I *think* KS is a bad business model for new "lifestyle" games, since you have a huge at-once buy in (hundreds of dollars in one campaign, rather than over a period of time through retail) and have to be the one supplying all the mini's, rather than the "lifestyle" convention of each player buying their own stuff. "Lifestyle" games that already have a large pre-KS fanbase (eg. Vampire CCG, Confrontation, Doomtown) seem to be successful, though. However, note that these "lifestyle" games are typically the creator's only product, so they have more of a stake in supporting the line.
Agreed again. I think theres only really been two successful lifestyle games funded via kickstarter - A Song of Ice & Fire Miniatures Game (which surprised many with its robust post-Kickstarter support relative to CMONs previous attempts, I think this is also a testament to the quality of the gameplay itself as well as the fact that it filled a market void/niche that had recently been abandoned by the 10-ton industry gorilla), and Kingdom Death (completely different type of lifestyle game with a completely different business model. Arguably it has succeeded in spite of itself). There have been various other successful games which blurred the lines between a traditional boardgame and a lifestyle game (zombicide and aeons end are the ones that come to mind most immediately), but I wouldn't necessarily categorize them as "lifestyle" as they are relatively self-contained experiences vs something with continual support, updates, errata, and "expansion" releases that rely on a base-game to play. Otherwise you have a long list of games that have floundered (Warcaster, The Other Side, Riot Quest - which I think has only really managed to float itself based on the utility of the minis in games of Warmachine/Hordes rather than because people actually care about the game itself, Dropfleet Commander, Wrath of Kings, etc.). As you said I think the big up-front buy-in, coupled with a lengthy delay to release, is a real killer for these games. The excitement that you generate during a campaign often dies out by the time the game hits market.
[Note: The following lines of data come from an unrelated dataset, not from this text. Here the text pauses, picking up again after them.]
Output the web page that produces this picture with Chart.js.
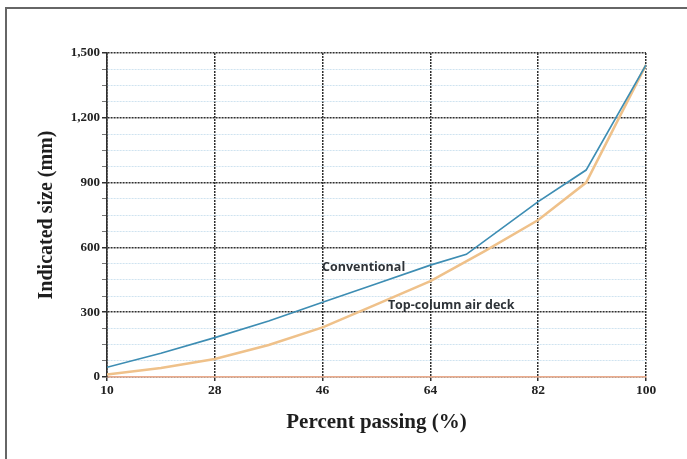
<!DOCTYPE html>
<html>
<head>
<meta charset="utf-8">
<script src="https://cdn.jsdelivr.net/npm/chart.js@4.4.1/dist/chart.umd.min.js"></script>
<style>
  html, body { margin: 0; padding: 0; background: #fff; }
  #wrap { width: 687px; height: 459px; position: relative; }
</style>
</head>
<body>
<div id="wrap"><canvas id="c" width="687" height="459"></canvas></div>
<script>
// Percent passing values (x) and indicated fragment sizes (y, mm)
const passingConventional = [10, 19, 28, 37, 46, 55, 64, 70, 82, 90, 100];
const sizeConventional    = [45, 110, 182, 259, 346, 432, 518, 568, 812, 958, 1445];

const passingAirDeck = [10, 19, 28, 37, 46, 55, 64, 73, 82, 90, 100];
const sizeAirDeck    = [12, 42, 83, 148, 230, 336, 444, 582, 727, 900, 1445];

const xTicks = [10, 28, 46, 64, 82, 100];
const yTicks = [0, 300, 600, 900, 1200, 1500];

const seriesNames = ['Conventional', 'Top-column air deck'];
// in-plot labels: [text, x value, y value]
const curveLabels = [
  ['Conventional', 45.9, 505],
  ['Top-column air deck', 56.9, 333]
];

const toPoints = (xs, ys) => xs.map((x, i) => ({ x: x, y: ys[i] }));

const SERIF = '"Liberation Serif", "DejaVu Serif", serif';
const MAJOR = '#2f2f2f';
const MINOR = '#cfe3f0';

const framePlugin = {
  id: 'frame',
  beforeDraw(chart) {
    const ctx = chart.ctx;
    ctx.save();
    ctx.fillStyle = '#fff';
    ctx.fillRect(0, 0, chart.width, chart.height);
    ctx.strokeStyle = '#666';
    ctx.lineWidth = 2;
    ctx.strokeRect(6, 8, chart.width + 20, chart.height + 20);
    ctx.restore();
  }
};

const curveLabelPlugin = {
  id: 'curveLabels',
  afterDatasetsDraw(chart) {
    const { ctx, scales } = chart;
    ctx.save();
    ctx.font = 'bold 12.5px "Open Sans", "DejaVu Sans", sans-serif';
    ctx.fillStyle = '#2e3338';
    ctx.textAlign = 'left';
    ctx.textBaseline = 'middle';
    curveLabels.forEach(([t, xv, yv]) => {
      ctx.fillText(t, scales.x.getPixelForValue(xv), scales.y.getPixelForValue(yv));
    });
    ctx.restore();
  }
};

new Chart(document.getElementById('c'), {
  type: 'line',
  data: {
    datasets: [
      {
        label: seriesNames[0],
        data: toPoints(passingConventional, sizeConventional),
        borderColor: '#3d8db3',
        borderWidth: 1.7,
        pointRadius: 0,
        tension: 0,
        order: 1
      },
      {
        label: seriesNames[1],
        data: toPoints(passingAirDeck, sizeAirDeck),
        borderColor: '#efc18a',
        borderWidth: 2.5,
        pointRadius: 0,
        tension: 0,
        order: 2
      }
    ]
  },
  options: {
    responsive: false,
    animation: false,
    layout: { padding: { left: 0, right: 41, top: 53, bottom: 0 } },
    plugins: {
      legend: { display: false },
      tooltip: { enabled: false }
    },
    scales: {
      x: {
        type: 'linear',
        min: 10,
        max: 100,
        afterFit(s) { s.height = 82; },
        afterBuildTicks(s) { s.ticks = xTicks.map(v => ({ value: v })); },
        ticks: {
          font: { family: SERIF, size: 13.5, weight: 'bold' },
          color: '#222',
          padding: 1,
          maxRotation: 0
        },
        grid: {
          color: MAJOR,
          lineWidth: 1.5,
          tickLength: 4,
          tickColor: MAJOR
        },
        border: { color: '#ebab8c', width: 1.6, dash: [2, 1] },
        title: {
          display: true,
          text: 'Percent passing (%)',
          font: { family: SERIF, size: 21, weight: 'bold' },
          color: '#1e1e1e',
          padding: { top: 0, bottom: 24 }
        }
      },
      y: {
        type: 'linear',
        min: 0,
        max: 1500,
        afterFit(s) { s.width = 107; },
        ticks: {
          stepSize: 75,
          autoSkip: false,
          font: { family: SERIF, size: 13, weight: 'bold' },
          color: '#222',
          padding: 2,
          callback: v => (yTicks.includes(v) ? v.toLocaleString('en-US') : '')
        },
        grid: {
          color: c => (c.tick && c.tick.value % 300 === 0 ? MAJOR : MINOR),
          lineWidth: c => (c.tick && c.tick.value % 300 === 0 ? 1.5 : 1),
          tickLength: 5,
          tickColor: c => (c.tick && c.tick.value % 300 === 0 ? MAJOR : '#777')
        },
        border: { color: MAJOR, width: 1.6, dash: [2, 1] },
        title: {
          display: true,
          text: 'Indicated size (mm)',
          font: { family: SERIF, size: 20, weight: 'bold' },
          color: '#1e1e1e',
          padding: { top: 35, bottom: 0 }
        }
      }
    }
  },
  plugins: [framePlugin, curveLabelPlugin]
});
</script>
</body>
</html>
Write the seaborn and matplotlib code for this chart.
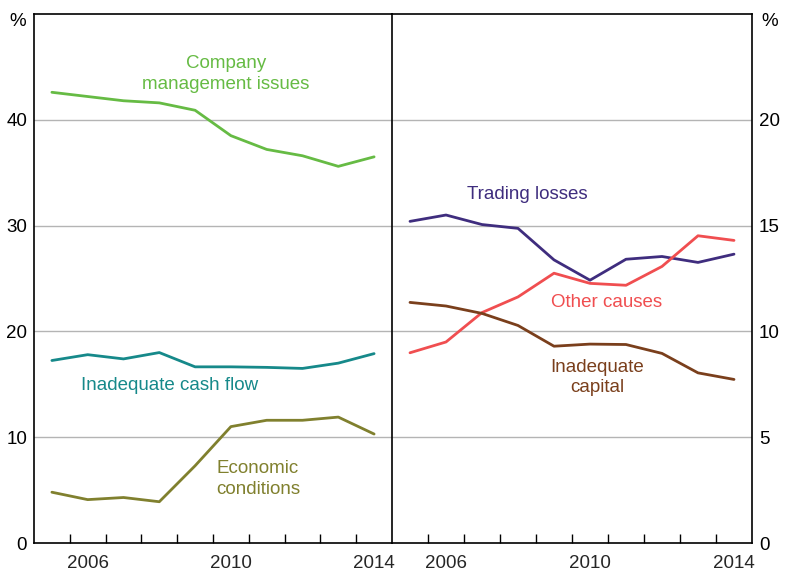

Additionally, it seems like most of these games struggle with a continual flow of releases post-
KS delivery, often because the margins on
KS aren't really all that great and most of the funds are chewed up delivering rewards leaving little room to develop, produce, and release additional waves of content to continue feeding the machine. In general the trend with games like this is that they live so long as there is a steady stream of new content for the community to consume. If that stream of content dries up then you usually lose all but the few die-hards as they move to other pastures to graze, you might be able to lure some of them back in the future, but often it seems once the crowd goes, they're gone for good and never coming back.
I think Kickstarters also set lifestyle games up to fail with a painfully elongated development cycle - for most lifestyle product lines like these its usually its 2 years of
dev work up front before you can release any product, and thats true with Kickstarter as well. The problem is that the economics and expectations of kickstarter (you have to offer a lot of value to backers and operate on slim margins) means that your first wave of releases via kickstarter are usually much larger than they would be if you went direct-to-retail, the downside of this is that you're developing all that content in one big batch and that chews up all your bandwidth, leaving you no room to work on the crucial follow-on waves in an organic rolling fashion. Ideally you would want to release a new product every 2-3 months at maximum, but instead with Kickstarter you're basically dumping everything out at once after 2 years of work, sometimes you deliver rewards in waves and that second wave comes after another year or so in a best case scenario, but after that you're basically stuck in a rut where you have no additional product forthcoming for at least 1-2 years post-delivery as you haven't really had the bandwidth to support and develop that until this point, but a lot can happen in that timeframe to suck the wind out of your products sales.
And that doesn't even get into the retail dynamics of all this - lifestyle games for the most part live and die by the amount of shelf space they occupy in retail stores where people will purchase and play with them. Oftentimes retailers are reluctant to stock kickstarter product on shelves as usually you will find that the majority of people who would buy that product have already done so directly from the publisher via kickstarter and late pledges, etc. Very few kickstarters really leave anything for retailers to sell, most of the time its the same product that everyone already has more than enough of, which causes the product to languish . If retailers can't sell what they have, they aren't going to order more of it from you, no matter what new stuff you might be putting out. Oftentimes they will also move this product into bargain bins after some time just to get it out the door and try to recoup some of the losses. Seeing these products at a steep discount is often an indicator to potential newcomers to the games community that its not a well-supported game, etc. which costs you sales as a result, and likewise often pisses off your existing customers who may have paid more for the products during the kickstarter campaign than it costs once those products hit clearance.
It's unfortunate that you need a good business sense as well as good game design for a game (or any creative idea) to be on the market. I don't see much overlap between the two, meaning that we could have *much* more creativity available to us than we have now.
It can be challenging for a small team to do both things simultaneously, usually the passion thats driving the creative aspect of the design is at odds with what makes good sense form a business perspective and reconciling the two may often feel like a violation of artistic integrity. I think part of Games Workshops success (for example) has been the result of the decoupling of the creative aspect of the business from the actual management of the business and its operations (as much as we may complain about the practices that have resulted from that), whereas other companies like Privateer Press have struggled because they have failed to perform that same decoupling and allow business decisions to be informed and driven by those creative passions rather than cold hard logical analysis of the market, etc. I think its pretty telling that if you look at the "bout us" section of most kickstarters you usually see lots of people with titles like "game designer", "developer", "illustrator", "concept artist", etc. but rarely do you ever see "operations manager" or "accountant" or "market analyst", etc. As an aspiring designer/creator myself, I think the thing that other creators need more than anything else is to hire someone that is empowered to tell them "no", which is a pretty scary thing for someone working on something like this to think about. In my own case, for right now I don't need to as I'm too small an operation and too limited in scope to actually get myself into any trouble, but if I achieve some of my early growth goals, etc. and can shift towards working on some of my "grail" projects, I have the foresight to know that I would very quickly run the business into the ground making bad business decisions for the sake of living up to my ideals of artistic integrity and goals/desires.